Reproduce nothing but the lines from the start of the material through the line that includes "const grey = '#808080';", both ends included, and omit every picture.
==== Information provided
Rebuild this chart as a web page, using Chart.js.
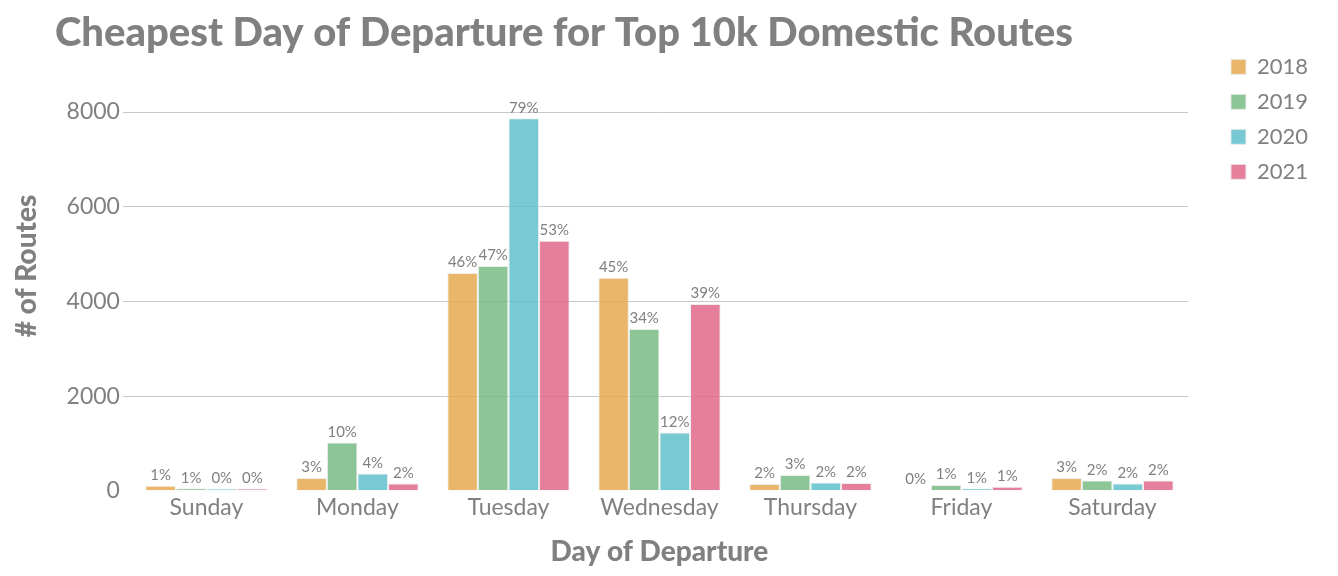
<!DOCTYPE html>
<html>
<head>
<meta charset="utf-8">
<script src="https://cdn.jsdelivr.net/npm/chart.js@4.4.0/dist/chart.umd.min.js"></script>
<style>
  html, body { margin: 0; padding: 0; background: #fff; }
  #wrap { width: 1338px; height: 576px; }
</style>
</head>
<body>
<div id="wrap"><canvas id="chart" width="1338" height="576"></canvas></div>
<script>
// Data
const days = ['Sunday', 'Monday', 'Tuesday', 'Wednesday', 'Thursday', 'Friday', 'Saturday'];
const years = ['2018', '2019', '2020', '2021'];
const routes2018 = [105, 270, 4600, 4500, 142, 15, 270];
const routes2019 = [55, 1020, 4750, 3415, 333, 120, 220];
const routes2020 = [45, 367, 7870, 1230, 176, 50, 155];
const routes2021 = [45, 155, 5280, 3945, 163, 85, 220];
const pct2018 = ['1%', '3%', '46%', '45%', '2%', '0%', '3%'];
const pct2019 = ['1%', '10%', '47%', '34%', '3%', '1%', '2%'];
const pct2020 = ['0%', '4%', '79%', '12%', '2%', '1%', '2%'];
const pct2021 = ['0%', '2%', '53%', '39%', '2%', '1%', '2%'];
const yTicks = [0, 2000, 4000, 6000, 8000];

const colors = ['rgba(230,170,80,0.85)', 'rgba(120,188,132,0.85)', 'rgba(95,193,204,0.85)', 'rgba(226,104,138,0.85)'];
const allValues = [routes2018, routes2019, routes2020, routes2021];
const allPct = [pct2018, pct2019, pct2020, pct2021];

const fontFamily = 'Lato, "Open Sans", sans-serif';
const grey = '#808080';

// Draw the percentage above each bar, and nudge the title to the right
const barLabels = {
    id: 'barLabels',
    afterLayout(chart) {
        if (chart.titleBlock) {
            chart.titleBlock.left = 55;
        }
    },
    afterDatasetsDraw(chart) {
        const ctx = chart.ctx;
        ctx.save();
        ctx.font = '15px ' + fontFamily;
        ctx.fillStyle = grey;
        ctx.textAlign = 'center';
        ctx.textBaseline = 'bottom';
        chart.data.datasets.forEach((ds, i) => {
            chart.getDatasetMeta(i).data.forEach((bar, j) => {
                ctx.fillText(allPct[i][j], bar.x, bar.y - 3);
            });
        });
        ctx.restore();
    }
};

new Chart(document.getElementById('chart'), {
    type: 'bar',
    data: {
        labels: days,
        datasets: years.map((y, i) => ({
            label: y,
            data: allValues[i],
            backgroundColor: colors[i],
            borderColor: 'rgba(235,235,235,0.9)',
            borderWidth: 1,
            categoryPercentage: 0.81,
            barPercentage: 1.0
        }))
    },
    options: {
        responsive: false,
        animation: false,
        layout: { padding: { left: 10, right: 20, top: 0, bottom: 3 } },
        plugins: {
            title: {
                display: true,
                text: 'Cheapest Day of Departure for Top 10k Domestic Routes',
                align: 'start',
                color: grey,
                font: { family: fontFamily, size: 40, weight: '900' },
                padding: { top: 9, bottom: -16 }
            },
            legend: {
                position: 'right',
                align: 'start',
                title: { display: true, text: ' ', font: { size: 14 }, padding: 13 },
                labels: {
                    color: grey,
                    font: { family: fontFamily, size: 22 },
                    boxWidth: 15,
                    boxHeight: 15,
                    padding: 13
                }
            },
            tooltip: { enabled: false }
        },
        scales: {
            x: {
                grid: { display: false },
                border: { display: false },
                ticks: { color: grey, font: { family: fontFamily, size: 23 }, padding: -5 },
                title: {
                    display: true,
                    text: 'Day of Departure',
                    color: grey,
                    font: { family: fontFamily, size: 28, weight: '900' },
                    padding: { top: 19 }
                }
            },
            y: {
                min: 0,
                max: 9500,
                afterBuildTicks(axis) { axis.ticks = yTicks.map(v => ({ value: v })); },
                grid: {
                    color: ctx => ctx.tick && ctx.tick.value === 0 ? 'rgba(0,0,0,0)' : '#c8c8c8',
                    tickLength: 8
                },
                border: { display: false },
                ticks: {
                    color: grey,
                    font: { family: fontFamily, size: 23 },
                    padding: 3,
                    callback: v => String(v)
                },
                title: {
                    display: true,
                    text: '# of Routes',
                    color: grey,
                    font: { family: fontFamily, size: 28, weight: '900' },
                    padding: { top: 0, bottom: 20 }
                }
            },
            // empty axis that only keeps a gap between the bars and the legend
            gap: {
                type: 'linear',
                position: 'right',
                display: true,
                grid: { display: false },
                border: { display: false },
                ticks: { display: false },
                afterFit(scale) { scale.width = 30; }
            }
        }
    },
    plugins: [barLabels]
});
</script>
</body>
</html>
========
● **Reply to the exercise**
Rebuild this chart as a web page, using Chart.js.
<!DOCTYPE html>
<html>
<head>
<meta charset="utf-8">
<script src="https://cdn.jsdelivr.net/npm/chart.js@4.4.0/dist/chart.umd.min.js"></script>
<style>
  html, body { margin: 0; padding: 0; background: #fff; }
  #wrap { width: 1338px; height: 576px; }
</style>
</head>
<body>
<div id="wrap"><canvas id="chart" width="1338" height="576"></canvas></div>
<script>
// Data
const days = ['Sunday', 'Monday', 'Tuesday', 'Wednesday', 'Thursday', 'Friday', 'Saturday'];
const years = ['2018', '2019', '2020', '2021'];
const routes2018 = [105, 270, 4600, 4500, 142, 15, 270];
const routes2019 = [55, 1020, 4750, 3415, 333, 120, 220];
const routes2020 = [45, 367, 7870, 1230, 176, 50, 155];
const routes2021 = [45, 155, 5280, 3945, 163, 85, 220];
const pct2018 = ['1%', '3%', '46%', '45%', '2%', '0%', '3%'];
const pct2019 = ['1%', '10%', '47%', '34%', '3%', '1%', '2%'];
const pct2020 = ['0%', '4%', '79%', '12%', '2%', '1%', '2%'];
const pct2021 = ['0%', '2%', '53%', '39%', '2%', '1%', '2%'];
const yTicks = [0, 2000, 4000, 6000, 8000];

const colors = ['rgba(230,170,80,0.85)', 'rgba(120,188,132,0.85)', 'rgba(95,193,204,0.85)', 'rgba(226,104,138,0.85)'];
const allValues = [routes2018, routes2019, routes2020, routes2021];
const allPct = [pct2018, pct2019, pct2020, pct2021];

const fontFamily = 'Lato, "Open Sans", sans-serif';
const grey = '#808080';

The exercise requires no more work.